Shaking hands was off limits, and even touching money was thought perilous.

The ever-present threat of death or permanent paralysis from polio was part of life, as were regular social-distancing efforts to limit the terrible disease’s spread.

For many younger people in America, the idea of living under threat from a such a serious infectious disease has been hard to imagine, at least until COVID-19. But now the story of the victory over polio is even more resonant. In a new editorial in the journal Science, UVA Health’s William A. Petri, MD, PhD, and graduate student Alexandra N. Donlan highlight medicine’s great triumph over polio, at least in the West, and hold out hope we can do the same for COVID-19.

“Nearly four decades ago the United States was faced with a similar challenge: the race to develop a vaccine against an infectious disease,” said Petri, an infectious disease expert who is developing a COVID vaccine. “Jonas Salk’s demonstration of the ability of vaccination to prevent paralysis due to polio in 1955 led to a nationwide celebration and Salk’s invitation to the White House.”

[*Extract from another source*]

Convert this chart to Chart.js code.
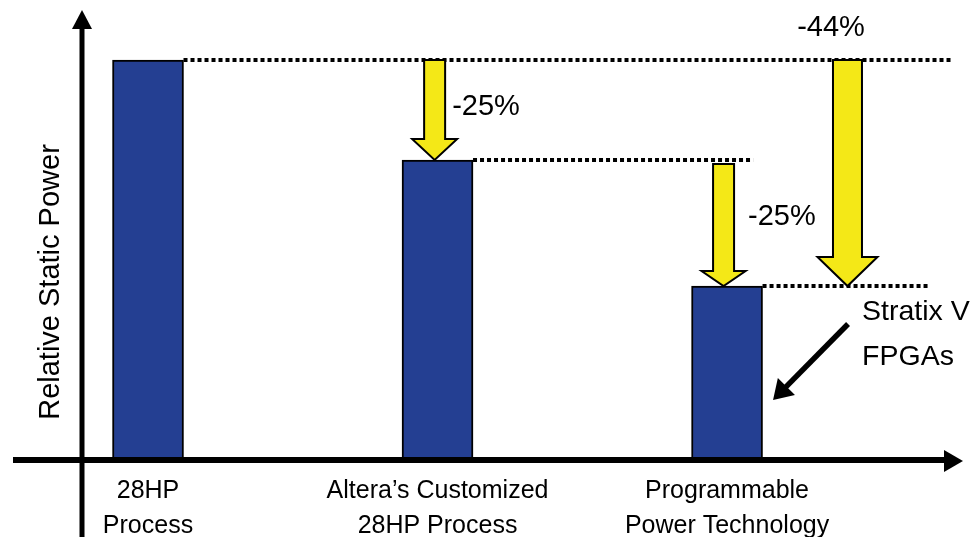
<!DOCTYPE html>
<html>
<head>
<meta charset="utf-8">
<script src="https://cdn.jsdelivr.net/npm/chart.js@4.4.1/dist/chart.umd.min.js"></script>
<style>
html, body { margin: 0; padding: 0; background: #ffffff; }
#wrap { width: 978px; height: 537px; position: relative; }
</style>
</head>
<body>
<div id="wrap"><canvas id="c" width="978" height="537"></canvas></div>
<script>
// ---- data ----
const categories = [["28HP", "Process"], ["Altera\u2019s Customized", "28HP Process"], ["Programmable", "Power Technology"]];
const categoryPositions = [1, 2, 3];
const relativeStaticPower = [100, 75, 43.5];
const reductionFrom = [0, 1, 0];
const reductionTo = [1, 2, 2];
const reductionLabels = ["-25%", "-25%", "-44%"];
const calloutText = ["Stratix V", "FPGAs"];
const yAxisTitle = "Relative Static Power";

// ---- style ----
const FONT = '"Liberation Sans", Arial, Helvetica, sans-serif';
const BAR_BLUE = '#243F92';
const ARROW_YELLOW = '#F4E817';
Chart.defaults.font.family = FONT;
Chart.defaults.color = '#000';

function downArrow(ctx, cx, top, tip, shaft, head, headLen) {
  const hb = tip - headLen;
  ctx.beginPath();
  ctx.moveTo(cx - shaft / 2, top);
  ctx.lineTo(cx + shaft / 2, top);
  ctx.lineTo(cx + shaft / 2, hb);
  ctx.lineTo(cx + head / 2, hb);
  ctx.lineTo(cx, tip);
  ctx.lineTo(cx - head / 2, hb);
  ctx.lineTo(cx - shaft / 2, hb);
  ctx.closePath();
  ctx.fillStyle = ARROW_YELLOW;
  ctx.fill();
  ctx.lineWidth = 2;
  ctx.lineJoin = 'miter';
  ctx.strokeStyle = '#000';
  ctx.stroke();
}

const decorations = {
  id: 'decorations',
  afterLayout(chart, args, opts) {
    const y = chart.scales.y;
    y.top += opts.titleShift;
    y.bottom += opts.titleShift;
  },
  afterDatasetsDraw(chart, args, opts) {
    const { ctx, chartArea: ca, scales: { x, y } } = chart;
    const bars = chart.getDatasetMeta(0).data;
    const barRight = i => bars[i].x + bars[i].width / 2;
    const vy = i => y.getPixelForValue(relativeStaticPower[i]);
    ctx.save();

    // dotted guide lines
    ctx.strokeStyle = '#000';
    ctx.lineWidth = 4;
    ctx.setLineDash([4, 3]);
    opts.guideEnds.forEach((xe, i) => {
      ctx.beginPath();
      ctx.moveTo(barRight(i), vy(i));
      ctx.lineTo(x.getPixelForValue(xe), vy(i));
      ctx.stroke();
    });
    ctx.setLineDash([]);

    // reduction arrows
    const geo = opts.arrows.map((a, k) => {
      const cx = x.getPixelForValue(a.x);
      const top = vy(reductionFrom[k]) + a.gap;
      const tip = vy(reductionTo[k]);
      downArrow(ctx, cx, top, tip, a.shaft, a.head, a.headLen);
      return { cx, top, tip };
    });
    // reduction labels
    ctx.fillStyle = '#000';
    ctx.font = '29px ' + FONT;
    ctx.textBaseline = 'middle';
    opts.arrows.forEach((a, k) => {
      const g = geo[k];
      ctx.textAlign = a.align;
      const ly = a.anchor === 'top' ? g.top + a.dy : (g.top + g.tip) / 2 + a.dy;
      ctx.fillText(reductionLabels[k], g.cx + a.dx, ly);
    });

    // callout
    const br = barRight(2), bt = vy(2);
    const c = opts.callout;
    ctx.textAlign = 'left';
    ctx.font = '28.5px ' + FONT;
    calloutText.forEach((t, i) => ctx.fillText(t, br + c.textDx, bt + c.textDy[i]));
    const sx = br + c.from[0], sy = bt + c.from[1];
    const tx = br + c.to[0], ty = bt + c.to[1];
    const len = Math.hypot(tx - sx, ty - sy);
    const ux = (tx - sx) / len, uy = (ty - sy) / len;
    const bx = tx - ux * c.headLen, byy = ty - uy * c.headLen;
    ctx.strokeStyle = '#000';
    ctx.lineWidth = 5.5;
    ctx.beginPath();
    ctx.moveTo(sx, sy);
    ctx.lineTo(bx + ux * 2, byy + uy * 2);
    ctx.stroke();
    ctx.beginPath();
    ctx.moveTo(tx, ty);
    ctx.lineTo(bx - uy * c.headHalf, byy + ux * c.headHalf);
    ctx.lineTo(bx + uy * c.headHalf, byy - ux * c.headHalf);
    ctx.closePath();
    ctx.fill();

    // axes with arrow heads
    const ax = opts.axis;
    ctx.fillRect(ca.left - ax.xOverhang, ca.bottom - ax.xThick / 2, (ca.right - ax.headLen) - (ca.left - ax.xOverhang), ax.xThick);
    ctx.beginPath();
    ctx.moveTo(ca.right - ax.headLen - 1, ca.bottom - ax.headHalf);
    ctx.lineTo(ca.right, ca.bottom + 1);
    ctx.lineTo(ca.right - ax.headLen - 1, ca.bottom + ax.headHalf + 2);
    ctx.closePath();
    ctx.fill();
    ctx.fillRect(ca.left - ax.yThick / 2, ca.top + ax.headLen, ax.yThick, chart.height - ca.top - ax.headLen);
    ctx.beginPath();
    ctx.moveTo(ca.left - ax.headHalf, ca.top + ax.headLen + 1);
    ctx.lineTo(ca.left, ca.top);
    ctx.lineTo(ca.left + ax.headHalf, ca.top + ax.headLen + 1);
    ctx.closePath();
    ctx.fill();

    ctx.restore();
  }
};

new Chart(document.getElementById('c'), {
  type: 'bar',
  data: {
    datasets: [{
      data: categoryPositions.map((p, i) => ({ x: p, y: relativeStaticPower[i] })),
      backgroundColor: BAR_BLUE,
      borderColor: '#000',
      borderWidth: 2,
      barThickness: 71
    }]
  },
  options: {
    responsive: false,
    animation: false,
    events: [],
    layout: { padding: { top: 10, right: 15, bottom: 0, left: 0 } },
    plugins: {
      legend: { display: false },
      tooltip: { enabled: false },
      decorations: {
        titleShift: 47,
        guideEnds: [3.78, 3.09, 3.70],
        arrows: [
          { x: 1.99, gap: 0, shaft: 21, head: 45, headLen: 21, align: 'left', anchor: 'mid', dx: 17.5, dy: -3 },
          { x: 2.988, gap: 4, shaft: 21, head: 44, headLen: 15, align: 'left', anchor: 'mid', dx: 24.5, dy: -8 },
          { x: 3.416, gap: 0, shaft: 29, head: 60, headLen: 29, align: 'center', anchor: 'top', dx: -16.5, dy: -32 }
        ],
        callout: { textDx: 99.5, textDy: [26.5, 71], from: [85.5, 38], to: [10.5, 114], headLen: 19, headHalf: 12 },
        axis: { xOverhang: 69, xThick: 6, yThick: 5, headLen: 18, headHalf: 10 }
      }
    },
    scales: {
      x: {
        type: 'linear',
        offset: false,
        min: 0.772,
        max: 3.815,
        grid: { display: false, offset: false },
        border: { display: false },
        afterBuildTicks: s => { s.ticks = categoryPositions.map(v => ({ value: v })); },
        afterFit: s => { s.height = 77; },
        ticks: {
          autoSkip: false,
          maxRotation: 0,
          padding: 6,
          color: '#000',
          font: { size: 25, lineHeight: 1.38 },
          callback: (v, i) => categories[i]
        }
      },
      y: {
        min: 0,
        max: 112.5,
        grid: { display: false },
        border: { display: false },
        ticks: { display: false },
        afterFit: s => { s.width = 82; },
        title: {
          display: true,
          text: yAxisTitle,
          color: '#000',
          font: { size: 29 },
          padding: { top: 34, bottom: 0 }
        }
      }
    }
  },
  plugins: [decorations]
});
</script>
</body>
</html>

The editorial authors call the prevention of polio epidemics a “signature success of science in the 20th century.” But it was no easy task, they note, and the worldwide eradication of polio remains elusive.

Salk first developed an injectable vaccine in the mid-1950s. It was then tested in 2 million children in what Petri and Donlan call a “herculean” effort. “Today,” they write, “the faith in, and support of, scientific research by the American public is, arguably, founded on the polio vaccine.”

An oral vaccine soon followed, developed by Albert Sabin, and the two vaccines have served as the armament for vanquishing polio around the world. There is a drawback to the oral vaccine, however: Because it is manufactured using live, but weakened, virus, recipients excrete live virus in their stool. This can lead to disease transmission in communities with low vaccination rates, especially in areas with limited sanitation infrastructure.

There are also, rarely, cases of the weakened virus taking sufficient hold in a vaccine recipient to allow person-to-person transmission. This has resulted in polio outbreaks in recent years in Africa and parts of Asia.

To overcome this, with the support of the Bill & Melinda Gates Foundation there is fast-tracking of clinical trials of a new version of the oral vaccine, much as scientists are fast-tracking potential vaccines for COVID-19.

While more work remains to be done to eradicate polio around the world, the disease’s conquest in the West speaks to the tremendous power of vaccine research. Polio, in America, stands alongside measles, mumps, tetanus, smallpox and more as serious diseases that are no longer a serious threat. Hopefully, in the not-too-distant future, COVID-19 will join that list.

“As the world faces COVID-19,” the scientists conclude, “it is heartening to see the same application of science to public health for [COVID] as the one used for the last 70 years of polio-virus research.”